Records with drawing code
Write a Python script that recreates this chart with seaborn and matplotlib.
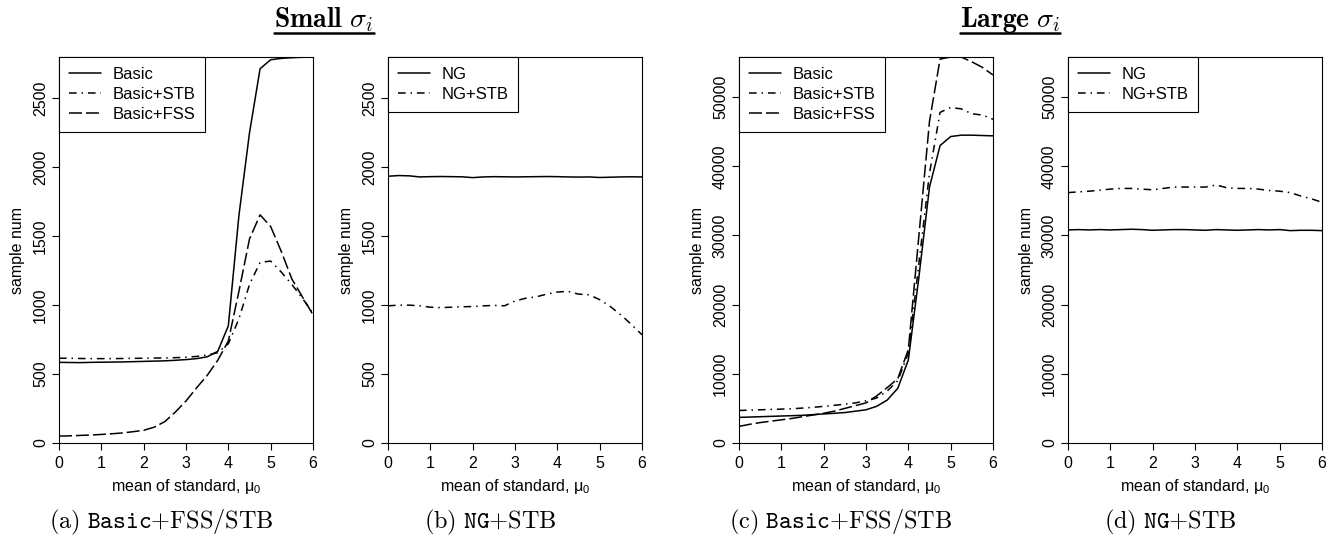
import numpy as np
import pandas as pd
import seaborn as sns
import matplotlib.pyplot as plt
from matplotlib.lines import Line2D

# mean of standard (x axis)
mu0 = [0, 0.25, 0.5, 0.75, 1, 1.25, 1.5, 1.75, 2, 2.25, 2.5, 2.75, 3,
       3.25, 3.5, 3.75, 4, 4.25, 4.5, 4.75, 5, 5.25, 5.5, 5.75, 6]

# small sigma_i
small_basic = [585, 584, 583, 585, 586, 587, 588, 590, 592, 594, 596, 600, 605,
               612, 625, 665, 850, 1650, 2250, 2715, 2780, 2790, 2795, 2798, 2800]
small_basic_stb = [615, 615, 613, 612, 612, 612, 613, 614, 615, 616, 617, 619, 622,
                   628, 638, 655, 720, 900, 1150, 1310, 1320, 1240, 1150, 1050, 940]
small_basic_fss = [50, 52, 55, 58, 62, 67, 73, 82, 92, 115, 155, 225, 305,
                   400, 490, 600, 740, 1100, 1480, 1655, 1570, 1390, 1190, 1060, 930]
small_ng = [1935, 1940, 1938, 1930, 1932, 1933, 1932, 1931, 1925, 1930, 1932, 1931, 1930,
            1931, 1932, 1933, 1932, 1930, 1929, 1930, 1926, 1928, 1930, 1931, 1930]
small_ng_stb = [995, 1000, 1000, 995, 985, 982, 985, 988, 990, 995, 998, 995, 1030,
                1050, 1060, 1080, 1095, 1100, 1080, 1075, 1040, 990, 930, 860, 785]

# large sigma_i
large_basic = [3700, 3750, 3800, 3850, 3900, 3950, 4000, 4100, 4200, 4300, 4400, 4600, 4800,
               5300, 6200, 7900, 12000, 24000, 37000, 43000, 44300, 44500, 44500, 44450, 44400]
large_basic_stb = [4700, 4750, 4800, 4850, 4900, 4950, 5050, 5150, 5300, 5450, 5600, 5800, 6100,
                   6500, 7500, 9000, 13000, 26000, 39000, 47800, 48500, 48300, 47600, 47400, 46800]
large_basic_fss = [2400, 2700, 2950, 3150, 3350, 3550, 3800, 4050, 4300, 4600, 5000, 5400, 5800,
                   6800, 8000, 9300, 13500, 30000, 46500, 55500, 55800, 55800, 55100, 54300, 53200]
large_ng = [30800, 30850, 30800, 30850, 30800, 30850, 30900, 30850, 30750, 30800, 30850, 30850, 30800,
            30750, 30850, 30800, 30750, 30800, 30850, 30800, 30850, 30700, 30750, 30750, 30700]
large_ng_stb = [36200, 36300, 36400, 36550, 36700, 36800, 36800, 36700, 36600, 36800, 37000, 37000, 37000,
                37000, 37300, 36900, 36800, 36800, 36700, 36500, 36400, 36200, 35700, 35300, 34800]

panels = [
    {"series": {"Basic": small_basic, "Basic+STB": small_basic_stb, "Basic+FSS": small_basic_fss},
     "ymax": 2800, "ticks": [0, 500, 1000, 1500, 2000, 2500],
     "cap": r"$\mathrm{(a)\ }\mathtt{Basic}{+}\mathrm{FSS/STB}$"},
    {"series": {"NG": small_ng, "NG+STB": small_ng_stb},
     "ymax": 2800, "ticks": [0, 500, 1000, 1500, 2000, 2500],
     "cap": r"$\mathrm{(b)\ }\mathtt{NG}{+}\mathrm{STB}$"},
    {"series": {"Basic": large_basic, "Basic+STB": large_basic_stb, "Basic+FSS": large_basic_fss},
     "ymax": 55800, "ticks": [0, 10000, 20000, 30000, 40000, 50000],
     "cap": r"$\mathrm{(c)\ }\mathtt{Basic}{+}\mathrm{FSS/STB}$"},
    {"series": {"NG": large_ng, "NG+STB": large_ng_stb},
     "ymax": 55800, "ticks": [0, 10000, 20000, 30000, 40000, 50000],
     "cap": r"$\mathrm{(d)\ }\mathtt{NG}{+}\mathrm{STB}$"},
]

solid = ""
dotdash = (5.0, 3.2, 1.0, 3.2)
dashed = (8.5, 2.6)
dash_map = {"Basic": solid, "NG": solid, "Basic+STB": dotdash, "NG+STB": dotdash, "Basic+FSS": dashed}

sns.set_theme(style="ticks")
plt.rcParams['font.family'] = ['Liberation Sans', 'DejaVu Sans']
plt.rcParams.update({
    "text.color": "black",
    "axes.edgecolor": "black", "axes.linewidth": 0.8,
    "xtick.color": "black", "ytick.color": "black",
    "xtick.major.size": 5, "ytick.major.size": 5,
    "xtick.major.width": 0.8, "ytick.major.width": 0.8,
    "xtick.labelsize": 11.5, "ytick.labelsize": 11.5,
    "axes.labelsize": 11.5, "axes.labelcolor": "black",
})

W, H = 1338, 535
fig = plt.figure(figsize=(W / 100, H / 100), dpi=100)

lefts = [59, 388, 739, 1068]
axw, top, bottom = 254, 57, 443

for i, p in enumerate(panels):
    ax = fig.add_axes([lefts[i] / W, (H - bottom) / H, axw / W, (bottom - top) / H])
    names = list(p["series"].keys())
    df = pd.DataFrame({
        "mu0": np.tile(mu0, len(names)),
        "num": np.concatenate([p["series"][n] for n in names]),
        "method": np.repeat(names, len(mu0)),
    })
    sns.lineplot(data=df, x="mu0", y="num", style="method", style_order=names,
                 dashes={n: dash_map[n] for n in names}, color="black",
                 linewidth=1.1, ax=ax)
    ax.set_xlim(0, 6)
    ax.set_ylim(0, p["ymax"])
    ax.set_xticks([0, 1, 2, 3, 4, 5, 6])
    ax.set_yticks(p["ticks"])
    ax.tick_params(axis="y", labelrotation=90, pad=3)
    for lab in ax.get_yticklabels():
        lab.set_verticalalignment("center")
    ax.tick_params(axis="x", pad=4)
    ax.set_xlabel(r"mean of standard, μ$_\mathregular{0}$", labelpad=5)
    ax.set_ylabel("sample num", labelpad=6)
    leg = ax.legend(loc="upper left", borderaxespad=0, fontsize=12,
                    handlelength=1.9, handletextpad=0.7, labelspacing=0.3,
                    borderpad=0.6, fancybox=False, framealpha=1, edgecolor="black")
    leg.get_frame().set_linewidth(0.8)
    leg.set_title(None)
    fig.text((lefts[i] + axw / 2 - 25) / W, 7 / H, p["cap"], ha="center",
             va="baseline", fontsize=17.5, math_fontfamily="cm")

titles = [(r"$\mathbf{Small}\ \sigma_i$", 324), (r"$\mathbf{Large}\ \sigma_i$", 1010)]
tobjs = []
for txt, cx in titles:
    tobjs.append(fig.text(cx / W, (H - 27) / H, txt, ha="center", va="baseline",
                          fontsize=20, math_fontfamily="cm"))

fig.canvas.draw()
for t in tobjs:
    bb = t.get_window_extent()
    yl = (H - 33) / H
    fig.add_artist(Line2D([bb.x0 / W, bb.x1 / W], [yl, yl], color="black",
                          linewidth=1.8, transform=fig.transFigure))

fig.savefig("out.png", dpi=100)
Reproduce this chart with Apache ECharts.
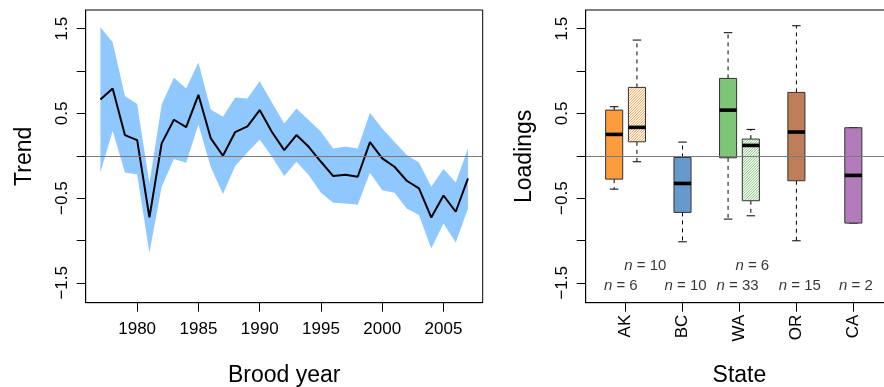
<!DOCTYPE html>
<html>
<head>
<meta charset="utf-8">
<script src="https://cdn.jsdelivr.net/npm/echarts@6/dist/echarts.min.js"></script>
<style>
html,body{margin:0;padding:0;background:#fff;}
#chart{width:884px;height:387px;}
</style>
</head>
<body>
<div id="chart"></div>
<script>
// ---- Left panel data ----
var years = [1977,1978,1979,1980,1981,1982,1983,1984,1985,1986,1987,1988,1989,1990,1991,1992,1993,1994,1995,1996,1997,1998,1999,2000,2001,2002,2003,2004,2005,2006,2007];
var trend = [0.665,0.795,0.244,0.185,-0.728,0.146,0.425,0.339,0.72,0.209,0.0,0.28,0.346,0.539,0.28,0.067,0.244,0.106,-0.071,-0.24,-0.224,-0.248,0.161,-0.031,-0.13,-0.295,-0.386,-0.728,-0.469,-0.661,-0.268];
var upper = [1.516,1.339,0.705,0.61,-0.327,0.606,0.921,0.795,1.102,0.547,0.46,0.689,0.677,0.88,0.63,0.382,0.559,0.421,0.283,0.087,0.11,0.087,0.508,0.323,0.165,0.008,-0.079,-0.366,-0.157,-0.315,0.087];
var lower = [-0.197,0.295,-0.197,-0.22,-1.146,-0.366,-0.039,-0.083,0.37,-0.13,-0.453,-0.122,0.039,0.193,-0.012,-0.24,-0.071,-0.228,-0.437,-0.555,-0.563,-0.579,-0.2,-0.406,-0.437,-0.622,-0.7,-1.094,-0.8,-1.024,-0.622];
var yearTicks = [1980,1985,1990,1995,2000,2005];
var yTicks = [-1.5,-1,-0.5,0,0.5,1,1.5];
var yTickLabels = [-1.5,-0.5,0.5,1.5];

// ---- Right panel data ----
var states = ['AK','BC','WA','OR','CA'];
var stateTicks = [1,2,3,4,5];
var boxPos  = [0.8, 1.2, 2, 2.8, 3.2, 4, 5];
var boxLow  = [-0.394,-0.071,-1.016,-0.748,-0.709,-1.004,-0.795];
var boxQ1   = [-0.276, 0.165,-0.669,-0.024,-0.531,-0.295,-0.795];
var boxMed  = [ 0.252, 0.335,-0.327, 0.539, 0.122, 0.28,-0.232];
var boxQ3   = [ 0.539, 0.807,-0.02, 0.913, 0.197, 0.748, 0.331];
var boxHigh = [ 0.579, 1.366, 0.161, 1.453, 0.311, 1.535, 0.331];
var boxHatched = [0,1,0,0,1,0,0];
var boxColor = ['#FB9C3E','#FB9C3E','#6699CC','#7DC677','#7DC677','#BE7D5B','#B27BBA'];
var nLabelX = [1.346, 0.916, 2.055, 2.967, 3.226, 4.061, 5.044];
var nLabelY = [-1.3, -1.54, -1.54, -1.54, -1.3, -1.54, -1.54];
var nLabelN = [10, 6, 10, 33, 6, 15, 2];

var FONT = "'Liberation Sans', Arial, Helvetica, sans-serif";
function fmtNum(v){ return v < 0 ? '\u2212' + Math.abs(v) : String(v); }

var chart = echarts.init(document.getElementById('chart'), null, {renderer:'canvas'});

function yAxisCommon(gridIndex, name){
  return {
    type:'value', gridIndex:gridIndex, min:-1.735, max:1.721,
    name:name, nameLocation:'middle', nameGap:50,
    nameTextStyle:{fontFamily:FONT, fontSize:23, color:'#000'},
    axisLine:{show:true, onZero:false, lineStyle:{color:'#000', width:1}},
    axisTick:{show:true, inside:false, length:9, lineStyle:{color:'#000'}, customValues:yTicks},
    axisLabel:{show:true, rotate:90, margin:15, fontFamily:FONT, fontSize:17, color:'#000',
      customValues:yTickLabels, formatter:function(v){return fmtNum(v);}},
    splitLine:{show:false}
  };
}

var bandData = years.map(function(y,i){ return [y, lower[i], upper[i]]; });

var option = {
  animation:false,
  backgroundColor:'#fff',
  grid:[
    {left:85.7, top:10, width:397, height:292.7, show:true, borderColor:'#000', borderWidth:1,
     backgroundColor:'transparent', containLabel:false, outerBoundsMode:'none'},
    {left:585.7, top:10, width:307.5, height:292.7, show:true, borderColor:'#000', borderWidth:1,
     backgroundColor:'transparent', containLabel:false, outerBoundsMode:'none'}
  ],
  xAxis:[
    {type:'value', gridIndex:0, min:1975.8, max:2008.2,
     name:'Brood year', nameLocation:'middle', nameGap:61,
     nameTextStyle:{fontFamily:FONT, fontSize:23, color:'#000'},
     axisLine:{show:true, onZero:false, lineStyle:{color:'#000'}},
     axisTick:{show:true, inside:false, length:9, lineStyle:{color:'#000'}, customValues:yearTicks},
     axisLabel:{show:true, margin:18, fontFamily:FONT, fontSize:17, color:'#000', customValues:yearTicks,
       formatter:function(v){ return String(v); }},
     splitLine:{show:false}},
    {type:'value', gridIndex:1, min:0.3, max:5.7,
     name:'State', nameLocation:'middle', nameGap:61,
     nameTextStyle:{fontFamily:FONT, fontSize:23, color:'#000'},
     axisLine:{show:true, onZero:false, lineStyle:{color:'#000'}},
     axisTick:{show:true, inside:false, length:9, lineStyle:{color:'#000'}, customValues:stateTicks},
     axisLabel:{show:true, rotate:90, margin:12, fontFamily:FONT, fontSize:17, color:'#000', customValues:stateTicks,
       formatter:function(v){ return states[Math.round(v)-1] || ''; }},
     splitLine:{show:false}}
  ],
  yAxis:[ yAxisCommon(0,'Trend'), yAxisCommon(1,'Loadings') ],
  series:[
    { // confidence band
      type:'custom', xAxisIndex:0, yAxisIndex:0, silent:true, z:1,
      data: bandData,
      renderItem:function(params, api){
        if (params.dataIndex !== 0) return null;
        var pts = [];
        for (var i=0;i<bandData.length;i++) pts.push(api.coord([bandData[i][0], bandData[i][2]]));
        for (var j=bandData.length-1;j>=0;j--) pts.push(api.coord([bandData[j][0], bandData[j][1]]));
        return {type:'polygon', shape:{points:pts}, style:{fill:'#8FC8FF', stroke:null}};
      }
    },
    { // trend line
      type:'line', xAxisIndex:0, yAxisIndex:0, z:3,
      data: years.map(function(y,i){ return [y, trend[i]]; }),
      showSymbol:false, symbol:'none',
      lineStyle:{color:'#000', width:2},
      markLine:{silent:true, symbol:'none', label:{show:false},
        lineStyle:{color:'#7a7a7a', width:1, type:'solid'},
        data:[{yAxis:0}]}
    },
    { // zero line right
      type:'line', xAxisIndex:1, yAxisIndex:1, z:1, data:[],
      markLine:{silent:true, symbol:'none', label:{show:false},
        lineStyle:{color:'#7a7a7a', width:1, type:'solid'},
        data:[{yAxis:0}]}
    },
    { // boxplots
      type:'custom', xAxisIndex:1, yAxisIndex:1, z:3,
      data: boxPos.map(function(p,i){ return [p, boxLow[i], boxQ1[i], boxMed[i], boxQ3[i], boxHigh[i], boxHatched[i], i]; }),
      renderItem:function(params, api){
        var x = api.value(0), lo = api.value(1), q1 = api.value(2), md = api.value(3), q3 = api.value(4), hi = api.value(5);
        var hatch = api.value(6), idx = api.value(7);
        var col = boxColor[idx];
        var hw = 0.15;
        var pTL = api.coord([x-hw, q3]), pBR = api.coord([x+hw, q1]);
        var x0 = pTL[0], y0 = pTL[1], x1 = pBR[0], y1 = pBR[1];
        var cx = api.coord([x, 0])[0];
        var pHi = api.coord([x, hi])[1], pLo = api.coord([x, lo])[1];
        var capHalf = (x1-x0)/4;
        var children = [];
        children.push({type:'line', shape:{x1:cx, y1:y0, x2:cx, y2:pHi}, style:{stroke:'#000', lineWidth:1, lineDash:[4,4]}});
        children.push({type:'line', shape:{x1:cx, y1:y1, x2:cx, y2:pLo}, style:{stroke:'#000', lineWidth:1, lineDash:[4,4]}});
        children.push({type:'line', shape:{x1:cx-capHalf, y1:pHi, x2:cx+capHalf, y2:pHi}, style:{stroke:'#000', lineWidth:1}});
        children.push({type:'line', shape:{x1:cx-capHalf, y1:pLo, x2:cx+capHalf, y2:pLo}, style:{stroke:'#000', lineWidth:1}});
        children.push({type:'rect', shape:{x:x0, y:y0, width:x1-x0, height:y1-y0},
          style:{fill: hatch ? '#fff' : col, stroke:null}});
        if (hatch) {
          var s = 2.6;
          for (var c = x0 + y0 + s/2; c < x1 + y1; c += s) {
            var xa = Math.max(x0, c - y1), xb = Math.min(x1, c - y0);
            if (xb > xa) children.push({type:'line', shape:{x1:xa, y1:c-xa, x2:xb, y2:c-xb}, style:{stroke:col, lineWidth:1}});
          }
        }
        children.push({type:'rect', shape:{x:x0, y:y0, width:x1-x0, height:y1-y0},
          style:{fill:null, stroke:'#333', lineWidth:1}});
        var pm = api.coord([x, md])[1];
        children.push({type:'line', shape:{x1:x0, y1:pm, x2:x1, y2:pm}, style:{stroke:'#000', lineWidth:3.6}});
        return {type:'group', children:children};
      }
    },
    { // n labels
      type:'scatter', xAxisIndex:1, yAxisIndex:1, z:4, silent:true,
      symbolSize:0,
      data: nLabelX.map(function(x,i){ return [x, nLabelY[i], nLabelN[i]]; }),
      label:{show:true, position:'inside', color:'#000', fontFamily:FONT, fontSize:15,
        formatter:function(p){ return '{i|n} = ' + p.value[2]; },
        rich:{i:{fontStyle:'italic', fontFamily:FONT, fontSize:15, color:'#000'}}}
    }
  ]
};
chart.setOption(option);
</script>
</body>
</html>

# EXERCISE INSTRUCTIONS:
Repeat the lines above, starting at the first and stopping after the line that holds "5.5, 5.75, 6]", with the pictures left out.

# COMPLETE OUTPUT:
Write a Python script that recreates this chart with seaborn and matplotlib.
import numpy as np
import pandas as pd
import seaborn as sns
import matplotlib.pyplot as plt
from matplotlib.lines import Line2D

# mean of standard (x axis)
mu0 = [0, 0.25, 0.5, 0.75, 1, 1.25, 1.5, 1.75, 2, 2.25, 2.5, 2.75, 3,
       3.25, 3.5, 3.75, 4, 4.25, 4.5, 4.75, 5, 5.25, 5.5, 5.75, 6]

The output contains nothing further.